Metropolitan Opera House Celebrates 50th Birthday

The Metropolitan Opera House at Lincoln Center celebrates its 50th birthday. The opera house opened on September 16, 1966 with the world premier of Samuel Barber’s Antony and Cleopatra, based on the Shakespeare play. Fred Plotkin at WQXR has a nice history of the old Metropolitan Opera House at 7th Avenue and 39th Street:

The relatively confined space in that crowded part of the city meant that the old Met had a glorious auditorium with excellent acoustics and sightlines that often made it easier to see other audience members than the stage. It had very little space surrounding the stage, meaning that scenery sometimes had to be put out on the street. Settings at the old Met were not special and one of the reasons that it became known as a “singer’s house” is that the singers were the main reason one went to a performance at the old Met.

Things were so tight that the chorus often rehearsed in Sherry’s, the restaurant in the old opera house. Because the company did a different opera each evening, in repertory, scenery had to be put in trucks after a performance and transported to a warehouse.

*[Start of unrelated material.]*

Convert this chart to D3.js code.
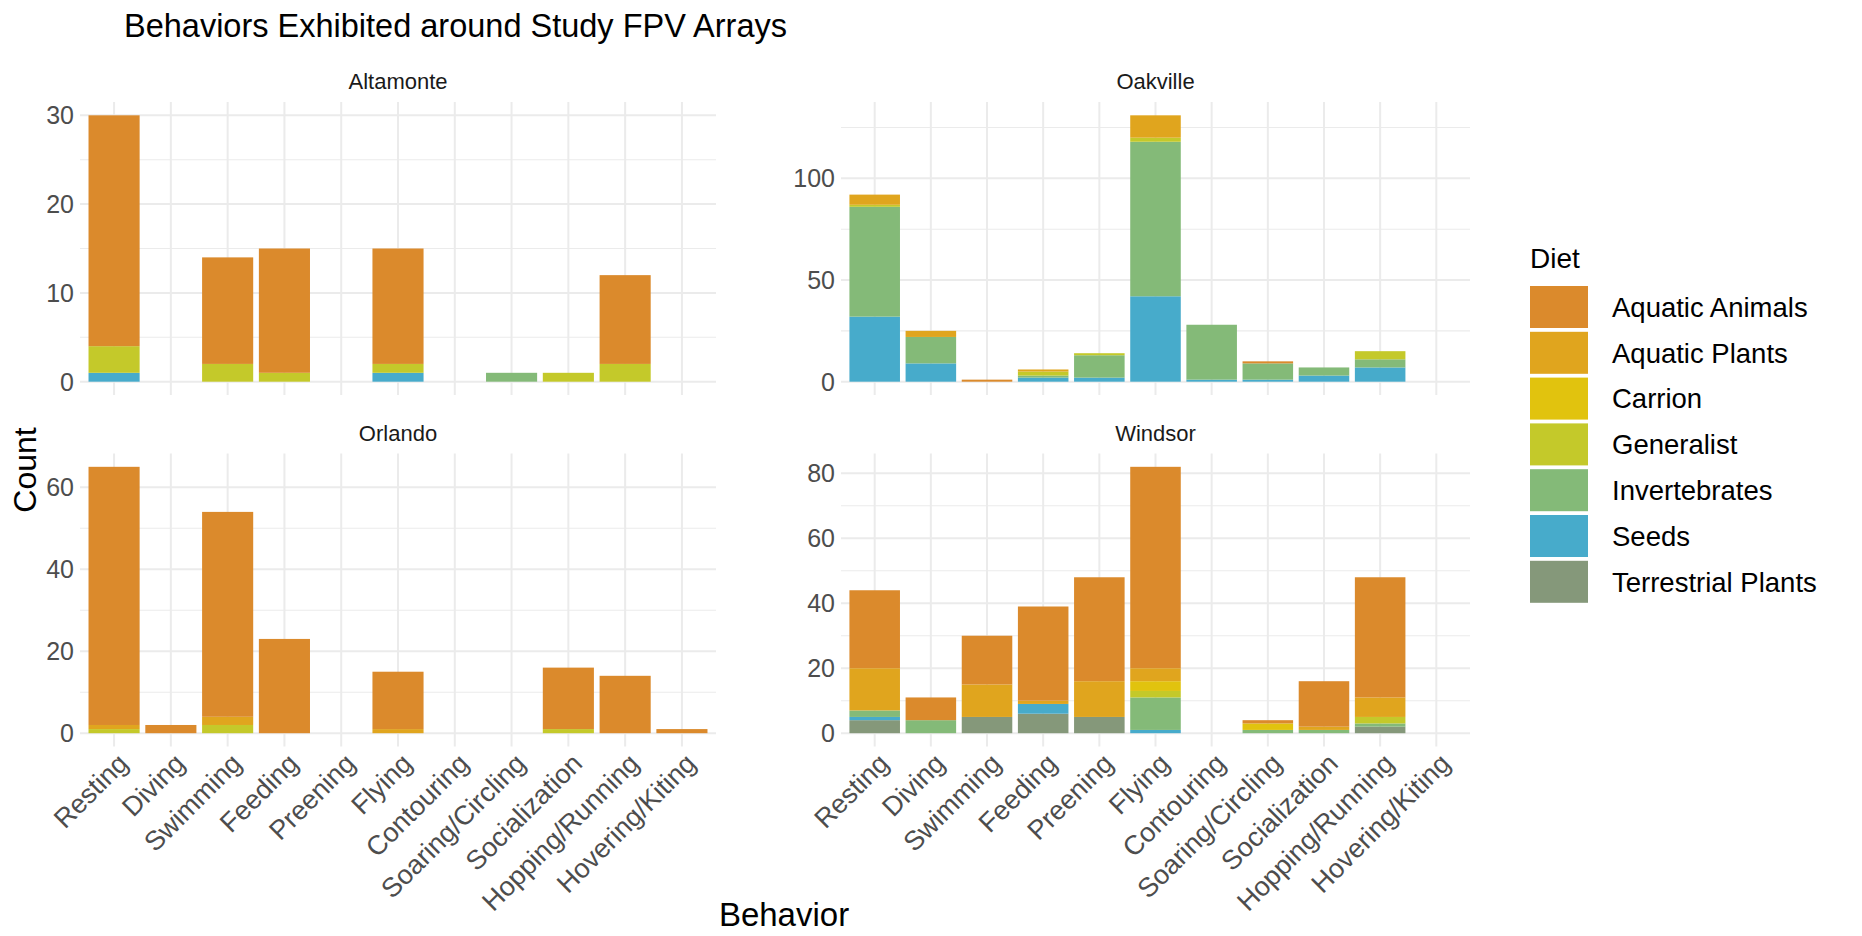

The overall plan for what came to be known as Lincoln Center was done by Wallace K. Harrison, the preferred architect of the Rockefeller family and the man who designed Rockefeller Center and the United Nations building. Harrison would also design the new Metropolitan Opera house to sit in the middle of the main plaza of Lincoln Center, with Philharmonic Hall (now David Geffen Hall) for the New York Philharmonic (leaving behind Carnegie Hall) and the New York State Theatre (now called the Koch Theatre) for the New York City Ballet and New York City Opera (arriving from City Center on 55th Street).